К 20-летию чернобыльской катастрофы в Национальном художественном музее Беларуси выставлен цикл работ “Черная быль” народного художника СССР и Беларуси, лауреата многочисленных премий, в том числе Андрея Первозванного и Михаила Шолохова и премии Союзного государства (за циклы работ “Цифры на сердце” и “Черная быль”), Героя Беларуси, академика Российской академии художеств и Национальной Академии наук Беларуси Михаила Андреевича Савицкого. В прошлом у этого человека военная юность. После войны были учеба в Минском художественном училище, в Московском художественном институте имени Сурикова. “Меня до сих пор многие ругают, но многие и любят!” — признается Михаил Андреевич, разменявший уже девятый десяток. Несомненно, творчество Михаила Савицкого — один из немногих “китов” советского наследия, на которых — нравится это оппонентам реализма или не очень — опирается сейчас белорусская живопись. Потому что современность без наследия — сирота. Сегодня Михаил Савицкий гость нашей рубрики.

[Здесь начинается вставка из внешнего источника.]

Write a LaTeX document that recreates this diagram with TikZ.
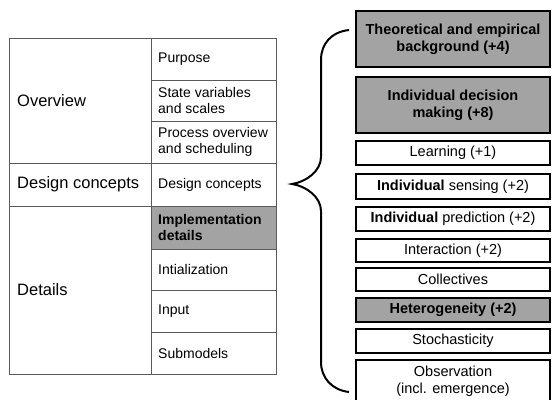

— Михаил Андреевич, недавно к вашим многочисленным регалиям добавилось высокое звание Героя Беларуси. Это признание вас не только как легендарного художника нашей страны, но и как общественного деятеля. Как вы считаете, должен ли творческий человек принимать столь активное участие в жизни общества?
— Я сам — ответ на этот вопрос. Моя работа — это и есть жизнь общества. Я работаю для общества! А ему нужен человек нравственный и трудолюбивый, и этого человека нужно формировать. Государству необходима нравственная основа, обязательная для всех членов общества, каковы бы ни были их политические взгляды. И искусство в этом отношении должно занимать первостепенное место, отражая именно бытие. Сейчас модно ругать социалистический реализм. Да почему социалистический? Как его ни назови — реализм есть реализм. Он вне политики. Это отражение времени, раскрытие в глазах человечества того, что есть добро, а что зло. Важный и постоянно необходимый пример.
— Интересно, что в советские времена вас упрекали, дескать, вы идете вразрез с социалистическим реализмом. В наши дни, наоборот, вам ставят в вину, что придерживаетесь устаревшей соцреалистической школы...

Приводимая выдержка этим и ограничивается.